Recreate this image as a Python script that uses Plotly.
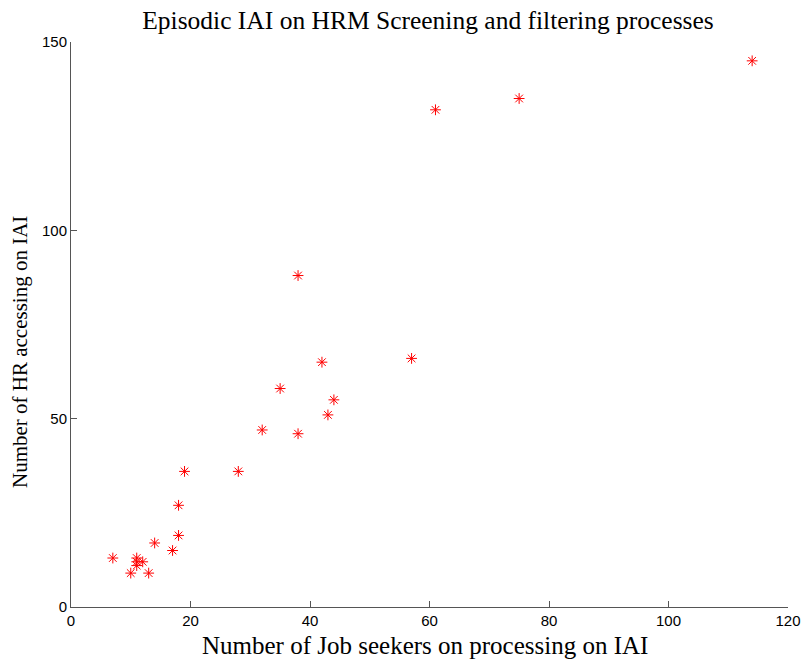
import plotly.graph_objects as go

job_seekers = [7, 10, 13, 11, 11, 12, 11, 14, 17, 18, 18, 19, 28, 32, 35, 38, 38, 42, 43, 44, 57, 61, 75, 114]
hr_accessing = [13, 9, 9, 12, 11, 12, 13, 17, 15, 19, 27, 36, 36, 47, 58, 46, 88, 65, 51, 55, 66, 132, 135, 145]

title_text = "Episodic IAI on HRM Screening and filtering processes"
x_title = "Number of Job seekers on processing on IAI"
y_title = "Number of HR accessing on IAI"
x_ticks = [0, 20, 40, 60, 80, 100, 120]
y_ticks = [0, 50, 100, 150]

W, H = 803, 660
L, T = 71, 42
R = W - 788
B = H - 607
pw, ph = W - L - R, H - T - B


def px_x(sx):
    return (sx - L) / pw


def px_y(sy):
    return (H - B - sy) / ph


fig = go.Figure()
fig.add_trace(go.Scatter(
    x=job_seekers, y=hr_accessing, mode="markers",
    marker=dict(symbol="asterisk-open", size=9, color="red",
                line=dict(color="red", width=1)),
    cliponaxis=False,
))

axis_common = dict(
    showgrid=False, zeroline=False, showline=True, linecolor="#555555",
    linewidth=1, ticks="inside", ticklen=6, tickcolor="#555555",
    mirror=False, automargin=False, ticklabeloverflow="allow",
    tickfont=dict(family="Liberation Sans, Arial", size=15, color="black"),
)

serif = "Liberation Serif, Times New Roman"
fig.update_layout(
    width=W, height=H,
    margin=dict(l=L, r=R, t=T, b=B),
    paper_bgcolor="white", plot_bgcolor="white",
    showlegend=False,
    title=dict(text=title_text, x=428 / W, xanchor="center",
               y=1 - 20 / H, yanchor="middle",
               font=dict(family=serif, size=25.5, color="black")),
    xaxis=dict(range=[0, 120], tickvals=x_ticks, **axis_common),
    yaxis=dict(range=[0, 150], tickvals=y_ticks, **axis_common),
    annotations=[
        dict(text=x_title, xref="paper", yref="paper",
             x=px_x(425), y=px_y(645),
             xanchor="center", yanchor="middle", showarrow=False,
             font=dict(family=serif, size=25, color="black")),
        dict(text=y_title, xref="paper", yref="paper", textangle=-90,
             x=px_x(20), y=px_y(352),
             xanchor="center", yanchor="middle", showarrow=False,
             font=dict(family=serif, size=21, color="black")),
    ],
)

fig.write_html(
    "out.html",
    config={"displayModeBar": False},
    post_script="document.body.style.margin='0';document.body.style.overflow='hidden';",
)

--

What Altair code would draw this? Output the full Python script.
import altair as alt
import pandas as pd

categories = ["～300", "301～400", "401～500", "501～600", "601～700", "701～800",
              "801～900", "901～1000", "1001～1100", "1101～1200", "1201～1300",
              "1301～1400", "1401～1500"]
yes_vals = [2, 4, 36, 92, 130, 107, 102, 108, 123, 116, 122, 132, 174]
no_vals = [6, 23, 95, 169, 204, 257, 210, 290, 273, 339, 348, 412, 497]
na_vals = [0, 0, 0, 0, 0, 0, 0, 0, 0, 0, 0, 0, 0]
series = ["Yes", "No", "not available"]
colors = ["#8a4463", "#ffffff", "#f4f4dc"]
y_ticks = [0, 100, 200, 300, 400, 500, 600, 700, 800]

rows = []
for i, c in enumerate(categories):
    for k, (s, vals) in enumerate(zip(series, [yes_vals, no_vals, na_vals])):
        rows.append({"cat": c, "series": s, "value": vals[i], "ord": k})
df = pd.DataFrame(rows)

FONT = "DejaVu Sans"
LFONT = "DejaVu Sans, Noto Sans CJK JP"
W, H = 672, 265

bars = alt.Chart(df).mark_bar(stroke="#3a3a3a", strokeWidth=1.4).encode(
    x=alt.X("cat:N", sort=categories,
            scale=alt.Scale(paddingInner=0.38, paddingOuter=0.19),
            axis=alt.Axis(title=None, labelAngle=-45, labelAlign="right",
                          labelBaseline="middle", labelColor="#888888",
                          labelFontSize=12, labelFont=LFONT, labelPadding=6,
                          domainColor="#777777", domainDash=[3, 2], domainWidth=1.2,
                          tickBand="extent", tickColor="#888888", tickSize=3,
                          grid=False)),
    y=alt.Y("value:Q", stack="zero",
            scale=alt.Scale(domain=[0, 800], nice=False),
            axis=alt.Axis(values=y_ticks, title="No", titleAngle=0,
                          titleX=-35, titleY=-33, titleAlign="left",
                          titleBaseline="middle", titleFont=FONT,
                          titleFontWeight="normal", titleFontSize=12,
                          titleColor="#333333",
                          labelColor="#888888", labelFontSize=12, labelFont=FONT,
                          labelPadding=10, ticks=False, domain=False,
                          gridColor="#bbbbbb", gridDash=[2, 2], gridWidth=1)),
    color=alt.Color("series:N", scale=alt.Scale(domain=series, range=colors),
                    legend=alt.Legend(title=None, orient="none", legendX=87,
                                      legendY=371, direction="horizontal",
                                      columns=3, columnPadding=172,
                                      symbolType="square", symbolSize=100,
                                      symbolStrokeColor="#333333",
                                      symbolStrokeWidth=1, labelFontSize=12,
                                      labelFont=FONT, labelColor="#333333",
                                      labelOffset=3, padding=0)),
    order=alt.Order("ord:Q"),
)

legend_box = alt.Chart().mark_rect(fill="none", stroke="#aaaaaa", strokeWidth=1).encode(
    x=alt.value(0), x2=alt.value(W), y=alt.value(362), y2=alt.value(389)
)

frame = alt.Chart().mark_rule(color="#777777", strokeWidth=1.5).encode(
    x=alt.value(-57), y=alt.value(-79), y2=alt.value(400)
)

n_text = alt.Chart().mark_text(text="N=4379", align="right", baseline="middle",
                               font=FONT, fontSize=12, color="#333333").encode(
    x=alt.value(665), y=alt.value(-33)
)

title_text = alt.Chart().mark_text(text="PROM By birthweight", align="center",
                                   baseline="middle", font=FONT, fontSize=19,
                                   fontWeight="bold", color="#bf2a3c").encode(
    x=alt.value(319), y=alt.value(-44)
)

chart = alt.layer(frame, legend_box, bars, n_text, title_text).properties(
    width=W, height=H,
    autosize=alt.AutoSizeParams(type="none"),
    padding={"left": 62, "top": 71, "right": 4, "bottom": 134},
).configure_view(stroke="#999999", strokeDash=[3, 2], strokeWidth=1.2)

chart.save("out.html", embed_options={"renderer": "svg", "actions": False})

[BRIEF] Look through the material above. Copy each line where the word "this" appears.

[OUTPUT BELOW]
Recreate this image as a Python script that uses Plotly.
What Altair code would draw this? Output the full Python script.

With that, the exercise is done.